**Directions**
Copy the records below exactly, starting at the line that contains "Give me the D3.js source for this chart." and ending at the line that contains "d3.scaleLinear().domain([0, 100]).range([pBottom, pTop]);"; leave out any pictures.

**Material to process**
══════
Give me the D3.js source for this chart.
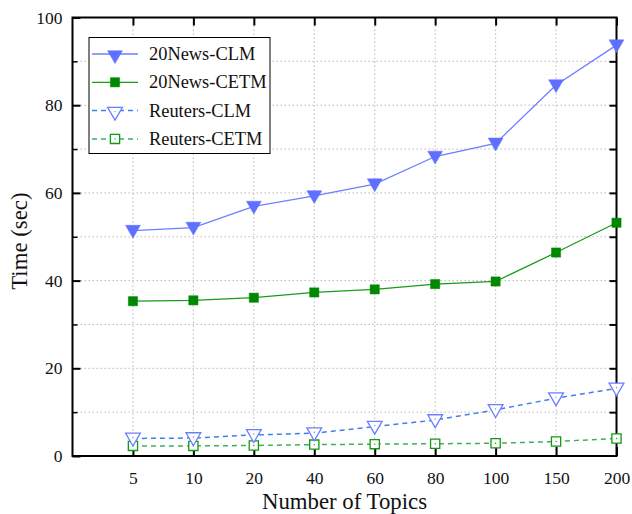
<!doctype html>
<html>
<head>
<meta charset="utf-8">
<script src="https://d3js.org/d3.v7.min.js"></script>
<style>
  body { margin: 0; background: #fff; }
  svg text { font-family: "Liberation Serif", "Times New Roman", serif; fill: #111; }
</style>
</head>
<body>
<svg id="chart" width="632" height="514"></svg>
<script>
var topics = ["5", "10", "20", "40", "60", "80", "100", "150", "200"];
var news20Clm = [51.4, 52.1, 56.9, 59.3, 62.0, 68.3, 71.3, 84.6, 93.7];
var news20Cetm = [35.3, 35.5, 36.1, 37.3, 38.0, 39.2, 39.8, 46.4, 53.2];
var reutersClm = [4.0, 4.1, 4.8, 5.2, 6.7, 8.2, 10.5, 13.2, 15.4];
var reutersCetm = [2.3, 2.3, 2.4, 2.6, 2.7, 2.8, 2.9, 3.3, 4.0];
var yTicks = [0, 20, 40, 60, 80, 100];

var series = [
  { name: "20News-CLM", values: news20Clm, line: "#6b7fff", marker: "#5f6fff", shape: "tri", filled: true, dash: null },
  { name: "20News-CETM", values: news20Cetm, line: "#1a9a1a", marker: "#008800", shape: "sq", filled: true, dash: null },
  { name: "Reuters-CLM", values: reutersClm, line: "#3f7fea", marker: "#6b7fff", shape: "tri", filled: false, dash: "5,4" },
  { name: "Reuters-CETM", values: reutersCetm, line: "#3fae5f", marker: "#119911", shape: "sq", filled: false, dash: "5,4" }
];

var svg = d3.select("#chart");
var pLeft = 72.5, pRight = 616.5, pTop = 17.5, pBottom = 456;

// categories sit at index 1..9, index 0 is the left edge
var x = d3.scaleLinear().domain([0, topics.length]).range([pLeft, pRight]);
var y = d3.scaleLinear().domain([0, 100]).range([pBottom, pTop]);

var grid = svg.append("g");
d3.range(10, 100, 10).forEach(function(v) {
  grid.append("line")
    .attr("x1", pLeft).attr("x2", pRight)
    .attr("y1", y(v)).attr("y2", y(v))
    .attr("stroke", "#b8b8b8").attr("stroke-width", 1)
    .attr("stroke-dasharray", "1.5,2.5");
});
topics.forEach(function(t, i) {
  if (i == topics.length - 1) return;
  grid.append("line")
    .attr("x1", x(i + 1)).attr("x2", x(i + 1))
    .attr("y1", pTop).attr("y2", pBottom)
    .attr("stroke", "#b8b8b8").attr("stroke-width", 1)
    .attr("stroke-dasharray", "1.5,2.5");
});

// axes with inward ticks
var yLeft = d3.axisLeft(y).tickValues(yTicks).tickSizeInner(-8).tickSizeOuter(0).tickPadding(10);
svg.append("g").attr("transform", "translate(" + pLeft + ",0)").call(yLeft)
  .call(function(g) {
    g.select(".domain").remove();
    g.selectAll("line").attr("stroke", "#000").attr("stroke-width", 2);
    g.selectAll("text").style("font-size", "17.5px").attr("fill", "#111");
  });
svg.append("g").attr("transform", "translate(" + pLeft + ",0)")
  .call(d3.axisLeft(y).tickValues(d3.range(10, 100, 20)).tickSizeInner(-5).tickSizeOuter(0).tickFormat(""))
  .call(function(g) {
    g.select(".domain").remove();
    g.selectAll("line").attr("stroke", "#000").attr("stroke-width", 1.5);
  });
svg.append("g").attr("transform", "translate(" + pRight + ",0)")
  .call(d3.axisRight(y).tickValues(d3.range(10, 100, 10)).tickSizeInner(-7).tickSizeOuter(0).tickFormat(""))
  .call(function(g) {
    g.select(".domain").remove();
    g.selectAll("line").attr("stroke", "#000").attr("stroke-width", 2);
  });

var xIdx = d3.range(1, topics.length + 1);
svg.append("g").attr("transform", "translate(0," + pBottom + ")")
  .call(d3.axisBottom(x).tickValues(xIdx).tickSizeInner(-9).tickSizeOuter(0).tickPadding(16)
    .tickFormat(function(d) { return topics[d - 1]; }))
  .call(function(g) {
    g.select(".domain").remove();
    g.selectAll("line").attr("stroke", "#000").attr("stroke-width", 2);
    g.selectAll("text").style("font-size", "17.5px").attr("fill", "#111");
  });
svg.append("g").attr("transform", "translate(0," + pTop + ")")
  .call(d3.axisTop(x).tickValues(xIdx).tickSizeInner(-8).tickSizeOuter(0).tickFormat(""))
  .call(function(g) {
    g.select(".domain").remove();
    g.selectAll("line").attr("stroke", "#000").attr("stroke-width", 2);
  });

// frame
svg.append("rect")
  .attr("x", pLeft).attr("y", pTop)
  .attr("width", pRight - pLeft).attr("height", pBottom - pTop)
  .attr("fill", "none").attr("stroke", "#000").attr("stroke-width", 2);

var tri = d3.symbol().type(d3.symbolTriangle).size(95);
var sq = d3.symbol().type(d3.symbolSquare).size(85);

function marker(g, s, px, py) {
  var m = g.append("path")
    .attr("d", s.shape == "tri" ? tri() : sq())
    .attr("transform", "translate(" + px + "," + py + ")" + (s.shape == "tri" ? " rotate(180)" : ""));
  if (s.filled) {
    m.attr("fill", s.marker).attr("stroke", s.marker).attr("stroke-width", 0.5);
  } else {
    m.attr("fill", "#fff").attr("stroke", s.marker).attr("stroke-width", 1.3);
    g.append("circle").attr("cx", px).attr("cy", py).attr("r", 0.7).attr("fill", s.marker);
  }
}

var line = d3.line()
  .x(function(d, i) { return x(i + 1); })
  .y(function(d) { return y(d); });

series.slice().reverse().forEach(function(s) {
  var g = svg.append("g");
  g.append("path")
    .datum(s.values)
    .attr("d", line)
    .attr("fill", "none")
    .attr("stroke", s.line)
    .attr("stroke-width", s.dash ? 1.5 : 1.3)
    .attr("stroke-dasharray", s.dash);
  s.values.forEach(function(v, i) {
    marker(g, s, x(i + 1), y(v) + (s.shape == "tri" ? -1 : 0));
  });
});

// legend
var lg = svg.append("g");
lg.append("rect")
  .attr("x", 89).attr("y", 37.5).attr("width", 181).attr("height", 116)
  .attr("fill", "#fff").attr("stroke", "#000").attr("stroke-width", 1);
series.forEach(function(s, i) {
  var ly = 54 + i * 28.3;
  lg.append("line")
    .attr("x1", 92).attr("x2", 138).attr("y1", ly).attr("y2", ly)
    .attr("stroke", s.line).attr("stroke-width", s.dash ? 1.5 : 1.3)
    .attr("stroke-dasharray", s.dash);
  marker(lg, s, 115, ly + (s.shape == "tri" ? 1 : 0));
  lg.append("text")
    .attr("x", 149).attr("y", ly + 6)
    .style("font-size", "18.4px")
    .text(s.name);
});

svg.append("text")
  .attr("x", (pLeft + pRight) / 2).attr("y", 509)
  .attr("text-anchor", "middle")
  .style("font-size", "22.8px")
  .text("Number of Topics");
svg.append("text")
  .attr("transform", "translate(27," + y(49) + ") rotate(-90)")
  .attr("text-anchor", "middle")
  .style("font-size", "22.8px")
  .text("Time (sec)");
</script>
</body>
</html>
══════
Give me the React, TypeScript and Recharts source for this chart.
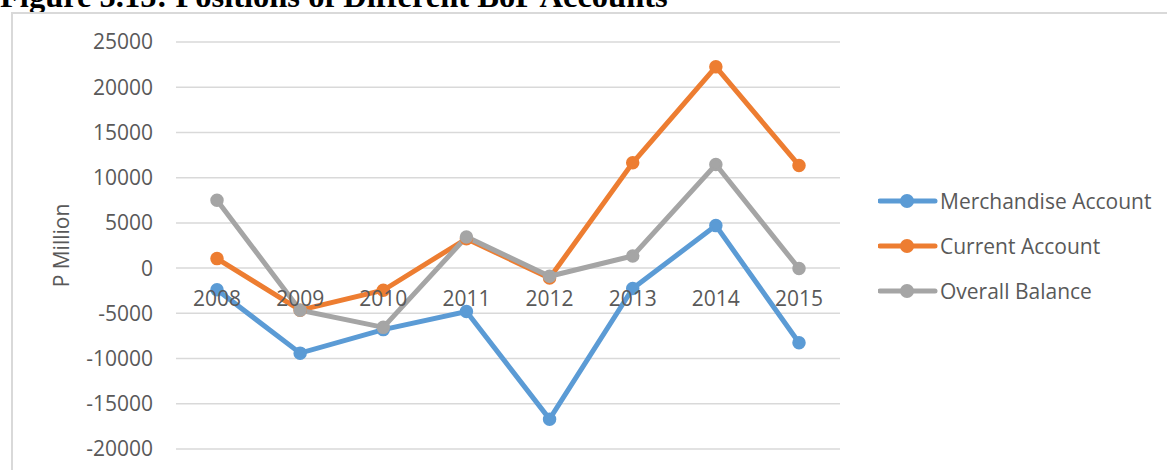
══════
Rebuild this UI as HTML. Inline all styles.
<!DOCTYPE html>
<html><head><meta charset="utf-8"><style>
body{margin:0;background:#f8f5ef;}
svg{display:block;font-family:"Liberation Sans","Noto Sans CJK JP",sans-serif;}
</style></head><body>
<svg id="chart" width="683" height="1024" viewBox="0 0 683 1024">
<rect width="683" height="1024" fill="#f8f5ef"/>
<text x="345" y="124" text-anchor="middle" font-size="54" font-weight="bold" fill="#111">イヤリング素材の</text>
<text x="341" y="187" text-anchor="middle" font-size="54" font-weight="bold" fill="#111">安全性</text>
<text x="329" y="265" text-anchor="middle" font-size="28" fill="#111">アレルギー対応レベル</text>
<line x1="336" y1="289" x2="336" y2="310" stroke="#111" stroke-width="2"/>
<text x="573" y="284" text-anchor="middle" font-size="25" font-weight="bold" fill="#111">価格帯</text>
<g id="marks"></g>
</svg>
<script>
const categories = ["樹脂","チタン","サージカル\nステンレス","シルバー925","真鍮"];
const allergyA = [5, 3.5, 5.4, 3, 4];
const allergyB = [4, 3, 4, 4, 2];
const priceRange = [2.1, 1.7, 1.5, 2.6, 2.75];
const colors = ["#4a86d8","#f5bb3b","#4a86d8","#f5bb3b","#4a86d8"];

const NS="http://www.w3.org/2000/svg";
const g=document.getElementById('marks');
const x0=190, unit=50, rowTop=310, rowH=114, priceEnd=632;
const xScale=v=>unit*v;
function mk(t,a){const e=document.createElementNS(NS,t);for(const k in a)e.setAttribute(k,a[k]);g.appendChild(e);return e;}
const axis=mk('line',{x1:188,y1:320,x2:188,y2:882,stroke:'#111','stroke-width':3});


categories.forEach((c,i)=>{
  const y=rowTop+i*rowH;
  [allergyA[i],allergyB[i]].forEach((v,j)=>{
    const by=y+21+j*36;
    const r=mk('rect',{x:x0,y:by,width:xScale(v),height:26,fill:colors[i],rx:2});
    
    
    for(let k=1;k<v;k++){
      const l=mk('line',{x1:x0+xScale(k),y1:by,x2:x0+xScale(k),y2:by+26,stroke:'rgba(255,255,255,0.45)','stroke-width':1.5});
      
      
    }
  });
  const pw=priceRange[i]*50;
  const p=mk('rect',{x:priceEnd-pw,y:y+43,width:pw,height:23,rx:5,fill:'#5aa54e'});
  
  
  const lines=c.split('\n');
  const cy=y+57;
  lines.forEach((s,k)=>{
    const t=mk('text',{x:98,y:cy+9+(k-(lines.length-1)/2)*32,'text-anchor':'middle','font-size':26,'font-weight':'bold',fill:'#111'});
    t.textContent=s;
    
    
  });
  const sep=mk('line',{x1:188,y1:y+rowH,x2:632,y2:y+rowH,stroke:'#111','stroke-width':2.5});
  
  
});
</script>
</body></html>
══════
**Answer to this exercise**
Give me the D3.js source for this chart.
<!doctype html>
<html>
<head>
<meta charset="utf-8">
<script src="https://d3js.org/d3.v7.min.js"></script>
<style>
  body { margin: 0; background: #fff; }
  svg text { font-family: "Liberation Serif", "Times New Roman", serif; fill: #111; }
</style>
</head>
<body>
<svg id="chart" width="632" height="514"></svg>
<script>
var topics = ["5", "10", "20", "40", "60", "80", "100", "150", "200"];
var news20Clm = [51.4, 52.1, 56.9, 59.3, 62.0, 68.3, 71.3, 84.6, 93.7];
var news20Cetm = [35.3, 35.5, 36.1, 37.3, 38.0, 39.2, 39.8, 46.4, 53.2];
var reutersClm = [4.0, 4.1, 4.8, 5.2, 6.7, 8.2, 10.5, 13.2, 15.4];
var reutersCetm = [2.3, 2.3, 2.4, 2.6, 2.7, 2.8, 2.9, 3.3, 4.0];
var yTicks = [0, 20, 40, 60, 80, 100];

var series = [
  { name: "20News-CLM", values: news20Clm, line: "#6b7fff", marker: "#5f6fff", shape: "tri", filled: true, dash: null },
  { name: "20News-CETM", values: news20Cetm, line: "#1a9a1a", marker: "#008800", shape: "sq", filled: true, dash: null },
  { name: "Reuters-CLM", values: reutersClm, line: "#3f7fea", marker: "#6b7fff", shape: "tri", filled: false, dash: "5,4" },
  { name: "Reuters-CETM", values: reutersCetm, line: "#3fae5f", marker: "#119911", shape: "sq", filled: false, dash: "5,4" }
];

var svg = d3.select("#chart");
var pLeft = 72.5, pRight = 616.5, pTop = 17.5, pBottom = 456;

// categories sit at index 1..9, index 0 is the left edge
var x = d3.scaleLinear().domain([0, topics.length]).range([pLeft, pRight]);
var y = d3.scaleLinear().domain([0, 100]).range([pBottom, pTop]);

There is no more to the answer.